Israel’s adversaries are watching as the country constantly fails to grasp the health crisis and health restrictions and regulations swing back and forth.

Coronavirus face masks in the pattern of the Israeli flag (photo credit: NINA BRODER)
Coronavirus face masks in the pattern of the Israeli flag
(photo credit: NINA BRODER)
Coronavirus is the great equalizer. It does not distinguish between wealth, race, gender, sex or any of society’s other great dividers.
The best example for this was highlighted with Friday morning’s stunning news that President Donald Trump and First Lady Melania Trump had both been infected by the virus.

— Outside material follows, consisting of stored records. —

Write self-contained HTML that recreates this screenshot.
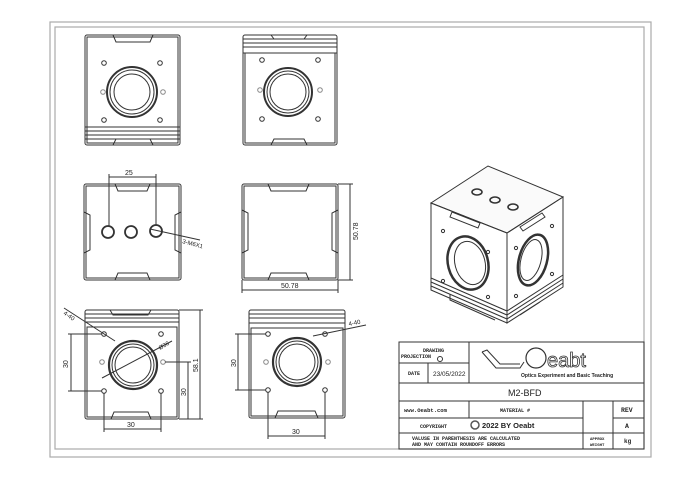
<!DOCTYPE html>
<html><head><meta charset="utf-8"><style>
html,body{margin:0;padding:0;background:#fff;}
svg{display:block;}
text{font-family:"Liberation Sans",sans-serif;fill:#222;}
.m{font-family:"Liberation Mono",monospace;}
</style></head><body>
<svg width="700" height="478" viewBox="0 0 700 478" xmlns="http://www.w3.org/2000/svg">
<g fill="none" stroke="#aaa" stroke-width="1.2">
<rect x="50" y="22" width="601" height="435"/>
<rect x="55" y="27" width="589" height="422"/>
</g>

<g fill="none" stroke="#333" stroke-width="1">
<!-- View 1 -->
<rect x="85" y="35" width="95" height="110" rx="2"/>
<rect x="87" y="37" width="91" height="106"/>
<path d="M113 35 L116 42 L150 42 L153 35"/>
<path d="M113 145 L116 139 L150 139 L153 145"/>
<line x1="85" y1="127" x2="180" y2="127"/><line x1="85" y1="131" x2="180" y2="131"/>
<line x1="85" y1="135" x2="180" y2="135"/><line x1="85" y1="139" x2="180" y2="139"/>
<circle cx="132" cy="92" r="25" stroke-width="2"/><circle cx="132" cy="92" r="22"/><circle cx="132" cy="92" r="18"/>
<circle cx="104" cy="63" r="2.3"/><circle cx="160" cy="63" r="2.3"/><circle cx="104" cy="120" r="2.3"/><circle cx="160" cy="120" r="2.3"/>
<circle cx="103" cy="92" r="2.3" stroke="#888"/><circle cx="163" cy="92" r="2.3" stroke="#888"/>

<!-- View 2 -->
<rect x="243" y="35" width="94" height="110" rx="2"/>
<rect x="245" y="53" width="90" height="90"/>
<line x1="243" y1="39" x2="337" y2="39"/><line x1="243" y1="43" x2="337" y2="43"/>
<line x1="243" y1="47" x2="337" y2="47"/><line x1="243" y1="53" x2="337" y2="53"/>
<path d="M271 35 L274 39 L304 39 L307 35"/>
<path d="M271 145 L274 139 L304 139 L307 145"/>
<circle cx="288" cy="92" r="24" stroke-width="2"/><circle cx="288" cy="92" r="21"/><circle cx="288" cy="92" r="18"/>
<circle cx="262" cy="60" r="2.3"/><circle cx="318" cy="60" r="2.3"/><circle cx="262" cy="119" r="2.3"/><circle cx="318" cy="119" r="2.3"/>
<circle cx="260" cy="90" r="2.3" stroke="#888"/><circle cx="320" cy="90" r="2.3" stroke="#888"/>

<!-- View 3 -->
<rect x="84" y="184" width="97" height="96" rx="2"/>
<rect x="86" y="186" width="93" height="92"/>
<path d="M115 184 L118 191 L147 191 L150 184"/><path d="M115 280 L118 273 L147 273 L150 280"/>
<path d="M84 212 L90 215 L90 250 L84 253"/><path d="M181 212 L175 215 L175 250 L181 253"/>
<circle cx="108" cy="232" r="6" stroke-width="1.8"/><circle cx="131" cy="232" r="6" stroke-width="1.8"/><circle cx="156" cy="231" r="6" stroke-width="1.8"/>
<line x1="109" y1="174" x2="109" y2="226"/><line x1="156" y1="174" x2="156" y2="225"/>
<line x1="109" y1="177" x2="156" y2="177"/>
<line x1="150" y1="229" x2="200" y2="240"/>
<!-- View 4 -->
<rect x="242" y="184" width="96" height="96" rx="2"/>
<rect x="244" y="186" width="92" height="92"/>
<path d="M268 184 L271 191 L306 191 L309 184"/><path d="M268 280 L271 273 L306 273 L309 280"/>
<path d="M242 210 L248 213 L248 250 L242 253"/><path d="M338 210 L332 213 L332 250 L338 253"/>
<line x1="338" y1="184" x2="353" y2="184"/><line x1="338" y1="280" x2="353" y2="280"/>
<line x1="350" y1="184" x2="350" y2="280"/>
<line x1="242" y1="280" x2="242" y2="293"/><line x1="338" y1="280" x2="338" y2="293"/>
<line x1="242" y1="290" x2="338" y2="290"/>

<!-- View 5 -->
<rect x="85" y="310" width="94" height="109" rx="2"/>
<rect x="87" y="327" width="90" height="90"/>
<line x1="85" y1="314" x2="179" y2="314"/><line x1="85" y1="318" x2="179" y2="318"/><line x1="85" y1="322" x2="179" y2="322"/>
<path d="M110 310 L113 315 L148 315 L151 310"/>
<path d="M111 419 L114 412 L148 412 L151 419"/>
<circle cx="133" cy="365" r="24" stroke-width="2.2"/><circle cx="133" cy="365" r="21"/><circle cx="133" cy="365" r="18"/>
<circle cx="104" cy="334" r="2.3"/><circle cx="161" cy="334" r="2.3"/><circle cx="104" cy="391" r="2.3"/><circle cx="161" cy="391" r="2.3"/>
<circle cx="102" cy="362" r="2.3" stroke="#888"/><circle cx="163" cy="362" r="2.3" stroke="#888"/>
<line x1="64" y1="308" x2="115" y2="341"/>
<line x1="102" y1="378" x2="172" y2="341"/>
<line x1="68" y1="334" x2="102" y2="334"/><line x1="68" y1="391" x2="102" y2="391"/><line x1="71" y1="334" x2="71" y2="391"/>
<line x1="165" y1="362" x2="191" y2="362"/><line x1="179" y1="419" x2="203" y2="419"/><line x1="179" y1="310" x2="203" y2="310"/>
<line x1="188" y1="362" x2="188" y2="419"/><line x1="200" y1="310" x2="200" y2="419"/>
<line x1="104" y1="393" x2="104" y2="432"/><line x1="161" y1="393" x2="161" y2="432"/><line x1="104" y1="429" x2="161" y2="429"/>

<!-- View 6 -->
<rect x="249" y="310" width="96" height="108" rx="2"/>
<rect x="251" y="328" width="92" height="88"/>
<line x1="249" y1="314" x2="345" y2="314"/><line x1="249" y1="318" x2="345" y2="318"/><line x1="249" y1="323" x2="345" y2="323"/>
<path d="M275 418 L278 411 L315 411 L318 418"/>
<circle cx="297" cy="362" r="24" stroke-width="2.2"/><circle cx="297" cy="362" r="21"/><circle cx="297" cy="362" r="18"/>
<circle cx="268" cy="334" r="2.3"/><circle cx="325" cy="334" r="2.3"/><circle cx="268" cy="390" r="2.3"/><circle cx="325" cy="390" r="2.3"/>
<circle cx="266" cy="362" r="2.3" stroke="#888"/><circle cx="328" cy="362" r="2.3" stroke="#888"/>
<line x1="313" y1="336" x2="366" y2="325"/>
<line x1="235" y1="334" x2="266" y2="334"/><line x1="235" y1="390" x2="266" y2="390"/><line x1="238" y1="334" x2="238" y2="390"/>
<line x1="268" y1="392" x2="268" y2="439"/><line x1="325" y1="392" x2="325" y2="439"/><line x1="268" y1="436" x2="325" y2="436"/>

<!-- Isometric -->
<path d="M488 166 L431 203 L507 233 L563 197 Z" fill="#fafafa"/>
<path d="M431 203 L431 290 L507 323 L507 233 Z"/>
<path d="M507 233 L507 323 L563 287 L563 197 Z"/>
<path d="M431 278 L507 311 L563 275"/><path d="M431 282 L507 315 L563 279"/><path d="M431 286 L507 319 L563 283"/>
<path d="M450 294 L450 300 L495 320"/><path d="M520 315 L540 302"/>
<ellipse cx="468" cy="263" rx="20" ry="27" transform="rotate(-15 468 263)" stroke-width="2.5"/>
<ellipse cx="470" cy="263" rx="15" ry="22" transform="rotate(-15 470 263)"/>
<ellipse cx="533" cy="260" rx="14" ry="26" transform="rotate(15 533 260)" stroke-width="2.5"/>
<ellipse cx="531" cy="260" rx="10" ry="21" transform="rotate(15 531 260)"/>
<ellipse cx="477" cy="192" rx="5" ry="3" stroke-width="1.6"/><ellipse cx="495" cy="200" rx="5" ry="3" stroke-width="1.6"/><ellipse cx="513" cy="207" rx="5" ry="3" stroke-width="1.6"/>
<path d="M452 212 L480 223 L478 228 L450 217 Z"/><path d="M520 227 L542 213 L545 217 L523 231 Z"/>
<circle cx="443" cy="231" r="1.6"/><circle cx="488" cy="252" r="1.6"/><circle cx="443" cy="281" r="1.6"/><circle cx="488" cy="297" r="1.6"/>
<circle cx="516" cy="248" r="1.6"/><circle cx="552" cy="226" r="1.6"/><circle cx="516" cy="296" r="1.6"/><circle cx="552" cy="274" r="1.6"/>

<!-- Title block -->
<rect x="399" y="342" width="245" height="107"/>
<line x1="469" y1="342" x2="469" y2="383"/>
<line x1="399" y1="363" x2="469" y2="363"/><line x1="428" y1="363" x2="428" y2="383"/>
<line x1="399" y1="383" x2="644" y2="383"/><line x1="399" y1="401" x2="644" y2="401"/>
<line x1="399" y1="418" x2="583" y2="418"/><line x1="613" y1="418" x2="644" y2="418"/>
<line x1="399" y1="433" x2="644" y2="433"/>
<line x1="469" y1="401" x2="469" y2="418"/>
<line x1="583" y1="401" x2="583" y2="449"/><line x1="613" y1="401" x2="613" y2="449"/>
<path d="M482 352 L496 368 L520 368 L524 362 M482 352 L487 350 L500 364 L520 364" />
<circle cx="536" cy="358" r="10" stroke-width="1.2"/>
<circle cx="440" cy="359" r="2.5"/>
</g>

<g font-size="7" fill="#222">
<text x="125" y="175" font-size="7">25</text>
<text x="182" y="243" font-size="6" transform="rotate(15 182 243)">3-M6X1</text>
<text x="358" y="240" font-size="7" transform="rotate(-90 358 240)">50.78</text>
<text x="281" y="288" font-size="7">50.78</text>
<text x="63" y="314" font-size="6" transform="rotate(35 63 314)">4-40</text>
<text x="160" y="350" font-size="6" transform="rotate(-30 160 350)">Ø36</text>
<text x="68" y="368" font-size="7" transform="rotate(-90 68 368)">30</text>
<text x="186" y="396" font-size="7" transform="rotate(-90 186 396)">30</text>
<text x="198" y="372" font-size="7" transform="rotate(-90 198 372)">58.1</text>
<text x="127" y="427" font-size="7">30</text>
<text x="349" y="326" font-size="6" transform="rotate(-12 349 326)">4-40</text>
<text x="236" y="367" font-size="7" transform="rotate(-90 236 367)">30</text>
<text x="292" y="434" font-size="7">30</text>
</g>
<g class="m" font-size="5" font-weight="bold">
<text x="423" y="352" class="m">DRAWING</text>
<text x="401" y="358" class="m">PROJECTION</text>
<text x="408" y="375" class="m">DATE</text>
<text x="404" y="412" class="m" font-size="5.5">www.Oeabt.com</text>
<text x="500" y="412" class="m">MATERIAL #</text>
<text x="420" y="428" class="m">COPYRIGHT</text>
<text x="412" y="440" class="m">VALUSE IN PARENTHESIS ARE CALCULATED</text>
<text x="412" y="446" class="m">AND MAY CONTAIN ROUNDOFF ERRORS</text>
<text x="590" y="440" class="m" font-size="4">APPROX</text>
<text x="590" y="446" class="m" font-size="4">WEIGHT</text>
<text x="621" y="412" class="m" font-size="6.5">REV</text>
<text x="625" y="428" class="m" font-size="6.5">A</text>
<text x="624" y="443" class="m" font-size="6">kg</text>
</g>
<text x="433" y="376" font-size="6.5" font-family="Liberation Serif">23/05/2022</text>
<text x="508" y="396" font-size="9" font-family="Liberation Serif">M2-BFD</text>
<circle cx="475" cy="425" r="4" fill="none" stroke="#555" stroke-width="1.5"/>
<text x="482" y="428" font-size="7.5" font-weight="bold">2022 BY Oeabt</text>
<text x="547" y="367" font-size="20" style="fill:none;stroke:#333;stroke-width:0.8">eabt</text>
<text x="521" y="377" font-size="5" font-weight="bold">Optics Experiment and Basic Teaching</text>
</svg>
</body></html>
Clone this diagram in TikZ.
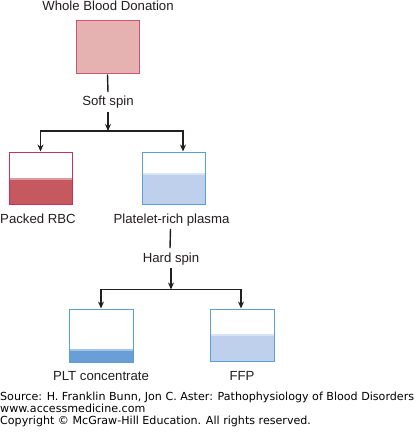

There is definitely irony in hearing that the man who had long dismissed the virus as a mild affliction has now been forced to hospitalize because of the same virus.
But that is not for now.
Now is the time to send best wishes and prayers for the president’s full recovery from this dastardly virus.
And while this is true for everyone who is sick, when the president of the US is hospitalized and potentially incapacitated, that is a matter of national and international security. First and foremost, it applies to the US, but it also applies to the rest of the world, especially in volatile regions like the Middle East.
What is happening right now in Israel, where world records in infections and fatalities per capita are being broken with worrying regularity is no less a national security challenge for the country than Trump’s illness is for the US.
Israel’s adversaries are watching as the country constantly fails to grasp the health crisis and health restrictions and regulations swing back and forth. They surely wonder whether the country is as strong and resilient as they had assumed it to be.
And there are problems in the way the situation continues to be managed. One example was the announcement by Public Health Director Prof. Sharon Alroy-Preis on Thursday that the government’s decision to extend restrictions to departing flights through October 14 was made to create equality. It was difficult, she said, to tell Israelis not to travel more than a kilometer from their home when “someone who has money, can buy a plane ticket and travel somewhere else.”
That comment was indeed strange.
Yes, the virus is, as mentioned, the great equalizer, but what sense does it make for the entire country to be prevented from flying abroad because there are others who cannot afford to do so? Sadly, that is the case every day even without a raging virus, and based on this logic, nobody should ever be allowed to fly abroad if there are others who don’t possess the means to do so.
And this is far from the only example. The entire lockdown in which Israel currently finds itself stems from the government’s failure weeks ago to lock down the areas with the highest infection levels.
This should have applied to ultra-Orthodox areas and communities that are now responsible for 40 percent of all infections, proportionately four times the size of the sector among the population.
Coronavirus commissioner Ronni Gamzu’s “traffic light” plan was supposed to isolate areas according to infection rates. If an area is red, it locks down, but if a nearby population center is green, it remains open.
The government, under pressure from Haredi politicians such as Shas leader Aryeh Deri and UTJ head Ya’acov Litzman failed to implement the plan and instead led us to where we are today – a nationwide lockdown.
All this makes little sense, but if equality is needed, there are other ways for the government to start attempting to create such a culture in Israel. One example concerns military service.
For more than two years, the government has failed to pass a new bill for the IDF draft. Now would be an ideal time to enact a law that requires haredi men to begin enlisting in the military just like their secular and national-religious countrymen.
If everyone needs to shoulder the burden of the lockdown, then it makes perfect sense that everyone also carry the national burden of service in the IDF, something that the haredim have historically evaded since Israel’s founding in 1948.
And just as the entire country remains in lockdown because of a high infection rate that primarily pervades the haredi sector, so too should the haredim start to properly deliver their portion of the national burden in military service, taxes, and other national obligations.
Coronavirus is the great equalizer, but to create proper equality in Israel, systemic change is a must. Now is the time to begin.